I have been working with the Corona SDK. I came across it while reading an article about becoming a millionaire in the app store . On my job, I have been using both Unity3d and Flash mostly for the desktop dev, and wanted to start doing stuff for mobile at night before I introduced it to the team. To publish in Unity, I would have to buy a license for each platform I want to target. This is fine if my company is paying, but scary if I am footing the bill as an indie.  For Flash, they have an open source option, but that option is still baking. So I decided to give Corona a try. Boy was I surprised.

You can download and dev with Corona using an unlimited trial. When you are ready to publish it is simply $350 for ALL the platforms (iOS, Android, Kindle, Nook). Corona is strictly 2D for the moment (2.5D future?), and from what I understand, native support is not 100% there, but for games and apps that don’t require device specific features, that is not a show stopper. Development in it feels a lot like Flash with its event driven environment. I am still getting used to Lua, but I am really liking it.

I was up and running in no time.
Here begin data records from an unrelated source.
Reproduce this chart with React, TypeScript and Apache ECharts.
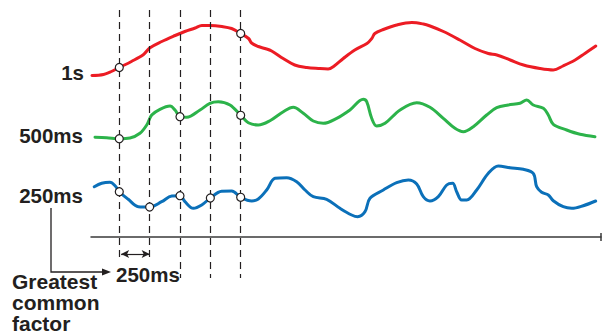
import React, { useEffect, useRef } from "react";
import * as echarts from "echarts";

// time in ms (0 = first sampling instant), level in arbitrary units above the time axis
const signal1s: [number, number][] = [
  [-225, 161.5], [-130, 162.5], [-65, 165.5], [0, 169.5], [100, 175.5], [200, 182.5], [250, 189],
  [350, 195.5], [460, 201.5], [540, 205.5], [625, 209], [680, 211.5], [750, 211.5], [845, 210.5],
  [925, 208.5], [1000, 203.5], [1065, 198.5], [1090, 194], [1145, 190.5], [1200, 188.5], [1255, 186],
  [1350, 178.5], [1445, 172], [1545, 169.5], [1640, 168.5], [1720, 168], [1765, 170.5], [1845, 178.5],
  [1940, 187], [2040, 193.5], [2080, 198.5], [2105, 203.5], [2175, 207.5], [2285, 212], [2410, 214.5],
  [2505, 213], [2560, 211], [2670, 205.5], [2805, 197], [2930, 188.5], [3040, 183.5], [3110, 182],
  [3220, 177], [3330, 172], [3465, 168.5], [3575, 167], [3655, 171], [3755, 177], [3835, 183.5],
  [3925, 191],
];

const signal500ms: [number, number][] = [
  [-200, 99.7], [-104, 99.3], [0, 98.3], [88, 99], [170, 103.7], [226, 112], [267, 122], [335, 127.7],
  [418, 131], [459, 127], [500, 120.3], [555, 119.7], [665, 127], [747, 133.7], [815, 135.3],
  [912, 132], [1000, 121.7], [1063, 114.3], [1145, 112], [1241, 116.3], [1351, 125.3], [1433, 129.7],
  [1516, 123.7], [1598, 116], [1680, 113.7], [1791, 118.7], [1900, 127], [2010, 137.7], [2038, 135.3],
  [2079, 118.7], [2120, 111], [2189, 113.7], [2313, 127], [2450, 134.3], [2559, 129.7], [2669, 118.7],
  [2765, 108.7], [2834, 105.3], [2916, 110.3], [3026, 122], [3109, 129.3], [3204, 132], [3301, 133.7],
  [3356, 137], [3410, 132], [3493, 128.7], [3534, 122], [3575, 112.7], [3685, 107], [3795, 102.7],
  [3918, 100.3],
];

const signal250ms: [number, number][] = [
  [-206, 50.3], [-145, 53.7], [-77, 54.7], [-35, 51.3], [0, 45.3], [74, 37.7], [157, 30.3], [250, 30],
  [349, 35.3], [432, 41], [500, 41.3], [541, 35.3], [610, 28.7], [679, 32], [750, 39], [843, 45.7],
  [926, 46], [1000, 39.7], [1091, 36], [1145, 38], [1214, 47], [1283, 58.7], [1379, 59.3], [1461, 55.3],
  [1530, 47], [1598, 40.3], [1708, 37.7], [1818, 28.7], [1914, 22], [1964, 20.3], [2024, 25.3],
  [2065, 38.7], [2175, 47], [2285, 54.3], [2381, 57], [2450, 53], [2504, 40.3], [2559, 36], [2628, 40.3],
  [2697, 52], [2746, 53.7], [2779, 45.3], [2820, 37], [2862, 37], [2944, 47], [3040, 63.7], [3122, 71],
  [3218, 69.3], [3328, 67.7], [3410, 63.7], [3438, 50.3], [3479, 44.7], [3534, 42], [3575, 36.3],
  [3657, 30.3], [3727, 28.7], [3822, 31.3], [3924, 36],
];

// sampling instants (ms) and the sampled levels
const samples1s: [number, number][] = [[0, 169.5], [1000, 203.5]];
const samples500ms: [number, number][] = [[0, 98.3], [500, 120.3], [1000, 121.7]];
const samples250ms: [number, number][] = [[0, 45.3], [250, 30], [500, 41.3], [750, 39], [1000, 39.7]];

const gridLines = [0, 250, 500, 750, 1000];
const gridLineEnds = [-25, -25, -41, -41, -41];
const gcfSpan: [number, number] = [0, 250];

const seriesLabels = ["1s", "500ms", "250ms"];
const gcfLabel = "250ms";
const gcfCaption = "Greatest\ncommon\nfactor";

const RED = "#ec1c24";
const GREEN = "#2cb34a";
const BLUE = "#0b70b9";
const INK = "#231f20";
const FONT = "'Liberation Sans', Arial, sans-serif";

export default function App() {
  const ref = useRef<HTMLDivElement>(null);

  useEffect(() => {
    if (!ref.current) return;
    const chart = echarts.init(ref.current, undefined, { renderer: "svg" });

    const lineSeries = (name: string, data: [number, number][], color: string) => ({
      type: "line",
      name,
      data,
      smooth: 0.35,
      showSymbol: false,
      silent: true,
      z: 3,
      lineStyle: { color, width: 3, cap: "round", join: "round" },
    });

    const textStyle = { fontFamily: FONT, fontWeight: "bold", fontSize: 20.5, fill: INK };

    chart.setOption({
      animation: false,
      grid: { left: 91, right: 1, top: 10, bottom: 58 },
      xAxis: {
        type: "value",
        min: -233,
        max: 3968,
        axisLine: {
          show: true,
          onZero: true,
          symbol: ["none", "rect"],
          symbolSize: [8, 1.5],
          lineStyle: { color: "#3a3a3a", width: 1.5 },
        },
        axisTick: { show: false },
        axisLabel: { show: false },
        splitLine: { show: false },
      },
      yAxis: {
        type: "value",
        min: -41,
        max: 227,
        show: false,
        splitLine: { show: false },
      },
      series: [
        {
          type: "line",
          data: [],
          silent: true,
          z: 1,
          markLine: {
            silent: true,
            symbol: ["none", "none"],
            label: { show: false },
            lineStyle: { color: INK, width: 1.2, type: [7, 5] },
            data: gridLines.map((t, i) => [
              { coord: [t, 227] },
              { coord: [t, gridLineEnds[i]] },
            ]),
          },
        },
        {
          type: "line",
          data: [],
          silent: true,
          z: 1,
          markLine: {
            silent: true,
            symbol: ["arrow", "arrow"],
            symbolSize: [6, 8],
            label: { show: false },
            lineStyle: { color: INK, width: 1.2, type: "solid" },
            data: [[{ coord: [gcfSpan[0] + 15, -17] }, { coord: [gcfSpan[1], -17] }]],
          },
        },
        lineSeries("1s", signal1s, RED),
        lineSeries("500ms", signal500ms, GREEN),
        lineSeries("250ms", signal250ms, BLUE),
        {
          type: "scatter",
          data: [...samples1s, ...samples500ms, ...samples250ms],
          symbol: "circle",
          symbolSize: 8,
          silent: true,
          z: 5,
          itemStyle: { color: "#ffffff", borderColor: INK, borderWidth: 1.2, opacity: 1 },
        },
      ],
      graphic: [
        { type: "text", x: 84, y: 72, style: { ...textStyle, text: seriesLabels[0], align: "right", verticalAlign: "middle" } },
        { type: "text", x: 83, y: 135, style: { ...textStyle, text: seriesLabels[1], align: "right", verticalAlign: "middle" } },
        { type: "text", x: 83, y: 195, style: { ...textStyle, text: seriesLabels[2], align: "right", verticalAlign: "middle" } },
        { type: "text", x: 116, y: 274, style: { ...textStyle, text: gcfLabel, align: "left", verticalAlign: "middle" } },
        {
          type: "text",
          x: 12,
          y: 271,
          style: { ...textStyle, fontSize: 21, text: gcfCaption, align: "left", verticalAlign: "top", lineHeight: 21 },
        },
        {
          type: "polyline",
          shape: { points: [[51, 208], [51, 272], [104, 272]] },
          style: { stroke: INK, lineWidth: 1.3, fill: "none" },
        },
        {
          type: "polygon",
          shape: { points: [[102, 268.5], [111, 272], [102, 275.5]] },
          style: { fill: INK },
        },
      ],
    });

    return () => chart.dispose();
  }, []);

  return <div ref={ref} style={{ position: "absolute", left: 0, top: 0, width: 602, height: 336 }} />;
}
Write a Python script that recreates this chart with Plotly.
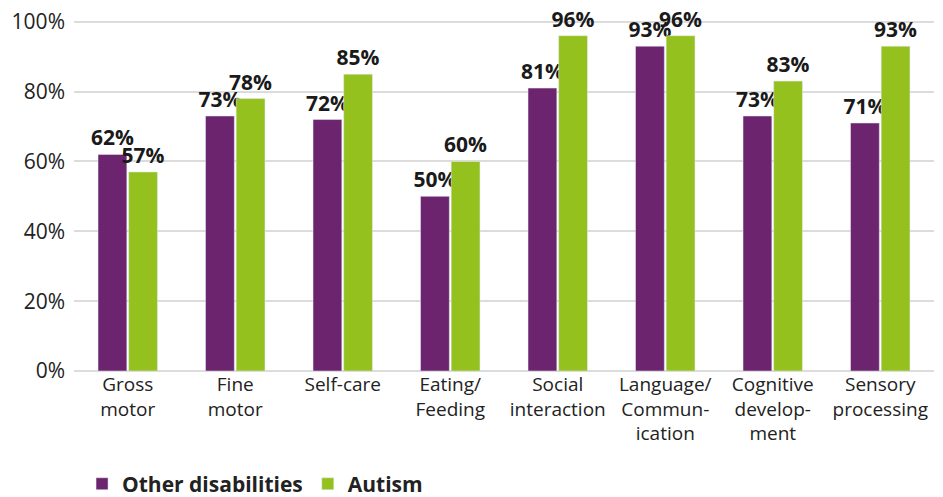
import plotly.graph_objects as go

categories = ["Gross<br>motor", "Fine<br>motor", "Self-care", "Eating/<br>Feeding",
              "Social<br>interaction", "Language/<br>Commun-<br>ication",
              "Cognitive<br>develop-<br>ment", "Sensory<br>processing"]
other_disabilities = [62, 73, 72, 50, 81, 93, 73, 71]
autism = [57, 78, 85, 60, 96, 96, 83, 93]
y_ticks = [0, 20, 40, 60, 80, 100]
y_tick_labels = ["0%", "20%", "40%", "60%", "80%", "100%"]

PURPLE = "#6B246D"
GREEN = "#95C11F"
FONT = "Open Sans"

fig = go.Figure()
fig.add_trace(go.Bar(
    x=categories, y=other_disabilities, name="<b>Other disabilities</b>",
    marker_color=PURPLE, text=[f"{v}%" for v in other_disabilities],
    textposition="outside", cliponaxis=False, constraintext="none",
    textfont=dict(family=FONT, size=21, color="#1a1a1a", weight="bold"),
))
fig.add_trace(go.Bar(
    x=categories, y=autism, name="<b>Autism</b>",
    marker_color=GREEN, text=[f"{v}%" for v in autism],
    textposition="outside", cliponaxis=False, constraintext="none",
    textfont=dict(family=FONT, size=21, color="#1a1a1a", weight="bold"),
))

fig.update_layout(
    width=943, height=497,
    margin=dict(l=74, r=9, t=20, b=126, autoexpand=False),
    paper_bgcolor="white", plot_bgcolor="white",
    barmode="group", bargap=0.43, bargroupgap=0.06,
    font=dict(family=FONT, size=18, color="#222222"),
    showlegend=True,
    legend=dict(orientation="h", x=0.087, xref="container", y=0.026, yref="container",
                yanchor="middle", xanchor="left",
                font=dict(family=FONT, size=21, color="#222222"),
                traceorder="normal", itemwidth=30),
    xaxis=dict(showline=False, ticks="", tickfont=dict(size=19), showgrid=False,
               automargin=False),
    yaxis=dict(range=[0, 100.5], tickvals=y_ticks, ticktext=y_tick_labels,
               showgrid=True, gridcolor="#dcdcdc", gridwidth=1.5,
               zeroline=True, zerolinecolor="#dcdcdc", zerolinewidth=2,
               tickfont=dict(size=21), ticks="", ticklabelstandoff=8,
               automargin=False),
)

fig.write_html("out.html", config={"displayModeBar": False},
               post_script="document.body.style.margin='0';document.body.style.overflow='hidden';")
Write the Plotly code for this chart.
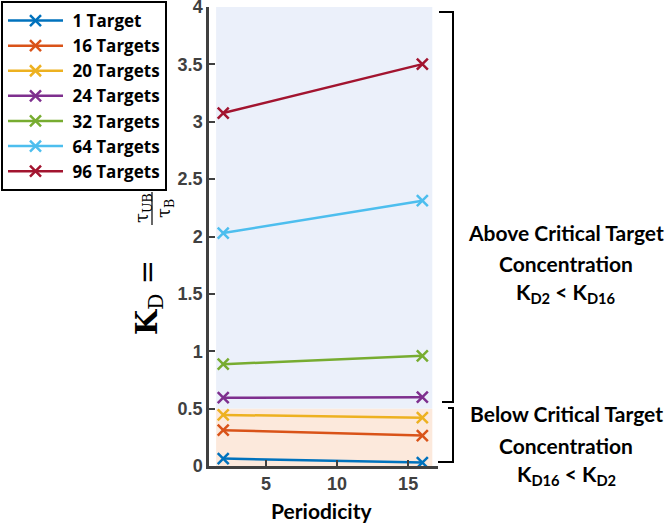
import plotly.graph_objects as go

periodicity = [2, 16]
series_names = ["1 Target", "16 Targets", "20 Targets", "24 Targets", "32 Targets", "64 Targets", "96 Targets"]
kd_1 = [0.065, 0.030]
kd_16 = [0.312, 0.265]
kd_20 = [0.445, 0.421]
kd_24 = [0.595, 0.600]
kd_32 = [0.887, 0.960]
kd_64 = [2.030, 2.312]
kd_96 = [3.076, 3.502]
series_values = [kd_1, kd_16, kd_20, kd_24, kd_32, kd_64, kd_96]
colors = ["#0072BD", "#D95319", "#EDB120", "#7E2F8E", "#77AC30", "#4DBEEE", "#A2142F"]
y_ticks = [0, 0.5, 1, 1.5, 2, 2.5, 3, 3.5, 4]
x_ticks = [5, 10, 15]

W, H = 666, 523
L, R, T, B = 209, 438, 7, 466
PW, PH = R - L, B - T


def px(x):
    return (x - L) / PW


def py(y):
    return (B - y) / PH


fig = go.Figure()
for name, vals, c in zip(series_names, series_values, colors):
    fig.add_trace(go.Scatter(
        x=periodicity, y=vals, mode="lines+markers", name="<b> " + name + "</b>",
        line=dict(color=c, width=2.5),
        marker=dict(symbol="x-thin", size=11, line=dict(color=c, width=2.5)),
    ))

# shaded regions
fig.add_shape(type="rect", xref="x", yref="y", x0=1.5, x1=16.7, y0=0.5, y1=4,
              fillcolor="#EBF0FA", line=dict(width=0), layer="below")
fig.add_shape(type="rect", xref="x", yref="y", x0=1.5, x1=16.7, y0=0, y1=0.5,
              fillcolor="#FCE9DC", line=dict(width=0), layer="below")

# brackets
def bracket(x_in0, x_in1, x_v, y0, y1):
    p = (f"M {px(x_in0)},{py(y0)} L {px(x_v)},{py(y0)} L {px(x_v)},{py(y1)} "
         f"L {px(x_in1)},{py(y1)}")
    fig.add_shape(type="path", xref="paper", yref="paper", path=p,
                  line=dict(color="black", width=2))

bracket(439, 442, 453, 12, 402)
bracket(448, 438, 453, 408, 462)

txt_font = dict(family="Lato", size=21, color="black")
for text, y in [("<b>Above Critical Target</b>", 232), ("<b>Concentration</b>", 263),
                ("<b>K<sub>D2</sub> &lt; K<sub>D16</sub></b>", 293),
                ("<b>Below Critical Target</b>", 413), ("<b>Concentration</b>", 445),
                ("<b>K<sub>D16</sub> &lt; K<sub>D2</sub></b>", 475)]:
    fig.add_annotation(text=text, xref="paper", yref="paper", x=px(566), y=py(y),
                       showarrow=False, font=txt_font, xanchor="center", yanchor="middle")

# y-axis title pieces
serif = "DejaVu Serif"
fig.add_annotation(text="<b>K</b><sub>D</sub> =", xref="paper", yref="paper",
                   x=px(149), y=py(298), showarrow=False, textangle=-90,
                   font=dict(family=serif, size=29, color="black"),
                   xanchor="center", yanchor="middle")
fig.add_annotation(text="τ<sub>UB</sub>", xref="paper", yref="paper",
                   x=px(143), y=py(208), showarrow=False, textangle=-90,
                   font=dict(family=serif, size=18, color="black"),
                   xanchor="center", yanchor="middle")
fig.add_annotation(text="τ<sub>B</sub>", xref="paper", yref="paper",
                   x=px(165), y=py(209), showarrow=False, textangle=-90,
                   font=dict(family=serif, size=18, color="black"),
                   xanchor="center", yanchor="middle")
fig.add_shape(type="line", xref="paper", yref="paper", x0=px(152), x1=px(152),
              y0=py(192), y1=py(225), line=dict(color="black", width=1.2))

fig.add_annotation(text="<b>Periodicity</b>", xref="paper", yref="paper",
                   x=px(321), y=py(510), showarrow=False,
                   font=dict(family="Lato", size=21, color="black"),
                   xanchor="center", yanchor="middle")

axis_color = "#404040"
tick_font = dict(family="Liberation Sans", size=18, color=axis_color, weight="bold")
common = dict(ticks="inside", ticklen=6, tickwidth=2, tickcolor=axis_color,
              showline=True, linewidth=2.5, linecolor=axis_color, showgrid=False,
              zeroline=False, tickfont=tick_font, automargin=False,
              ticklabeloverflow="allow")
fig.update_xaxes(range=[1, 17.1], tickvals=x_ticks, **common)
fig.update_yaxes(range=[0, 4], tickvals=y_ticks, **common)

fig.update_layout(
    width=W, height=H, autosize=False,
    margin=dict(l=L, r=W - R, t=T, b=H - B, autoexpand=False),
    plot_bgcolor="white", paper_bgcolor="white",
    showlegend=True,
    legend=dict(xref="container", yref="container", x=1 / W, y=1 - 1 / H,
                xanchor="left", yanchor="top",
                bordercolor="black", borderwidth=2, bgcolor="white",
                font=dict(family="Open Sans", size=17, color="black"),
                itemwidth=55, tracegroupgap=0),
)

fig.write_html("out.html", config={"displayModeBar": False},
               post_script="document.body.style.margin='0';document.body.style.overflow='hidden';")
Corona simply works, and for my first forays in mobile it is more than adequate. Developing for mobile really feels like developing for the PC 15 years ago. You are forced to really be frugal and minimalistically creative with your graphics and memory usage. Techniques like tile mapping, swapping and side scrolling are back and neo retro games are in vogue. The Corona SDK takes care of much of the overhead for you so that you can concentrate more on design than dealing with low level functionality. All in all, it is a pretty enjoyable environment to work with.